In his opinion it was tragic when the US chose the politics of war , in which diplomacy is the continuation of war by other means in which instead of seeking peace and justice, it reduces itself to “conjuring up “scenarios” of escalation and nuclear confrontation and “models” of insurgency and counter-insurgency.”
Earlier than most of the other American politicians he understood how wrong it was for the US to get embroiled in the Vietnam war which killed three million Vietnamese, 310,000 Cambodians, 62,000 Laotians and 58,220 US soldiers.
Fulbright discovered that it was simply not true that Ho Chi Minh was a Sino-Soviet “puppet” who wanted to overthrow the government of South Vietnam because his masters in Moscow and Beijing had told him to do so.
“No God-given right”
The US Secretary of Defence Robert McNamara also admitted a “profound ignorance of the history, culture, and politics” of Vietnam, as well as the personalities and habits of its leaders. The Former Minister of Vietnam Thach had told him: “Mr. McNamara, You must never have read a history book. If you had, you’d know we weren’t pawns of the Chinese or the Russians. McNamara, didn’t you know that? Don’t you understand that we have been fighting the Chinese for 1000 years? We were fighting for our independence. And we would fight to the last man. And we were determined to do so. And no amount of bombing, no amount of U.S. pressure would ever have stopped us.”
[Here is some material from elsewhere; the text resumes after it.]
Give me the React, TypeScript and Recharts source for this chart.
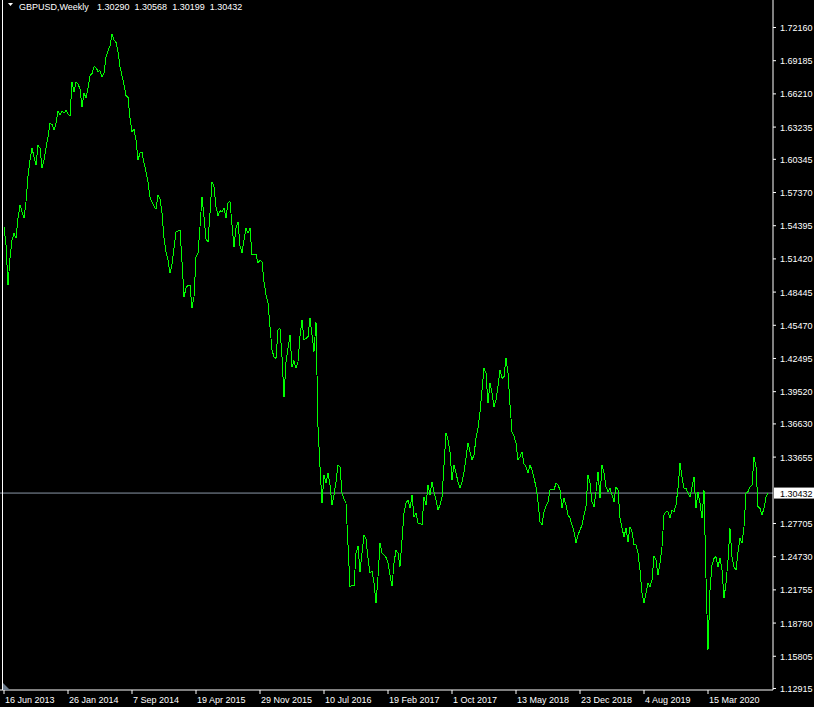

20 years after the end of the war, McNamara acknowledged: “We did not recognize that neither our people nor our leaders are omniscient… We do not have the God-given right to shape every nation in our image or as we choose.
In fact, more than 150 years after the U.S. Declaration of Independence, Vietnamese revolutionary Ho Chi Minh quoted that Declaration when declaring his country free from French colonial rule: “All men are created equal. They are endowed by their creator with certain inalienable rights; among them are life, liberty, and the pursuit of happiness.”
President Lyndon Johnson had believed that the United States could simply not be defeated by Vietnam, which he dismissed as a “raggedly-ass little fourth-rate country.”
Fulbright condemned the bombing of North Vietnam and appealed to the American political and military establishment, the press and the general public to think of the “millions of little children, sweet little children, innocent pure babies who love their mothers, and mothers who love their children, just like you love your son, thousands of little children, who never did us any harm, being slowly burned to death.”
He refused to see the world as a clash between good and evil where “our side was all virtue and our enemies were all evil who in justice could expect nothing after their fall but the righteous retribution of Virtue triumphant.”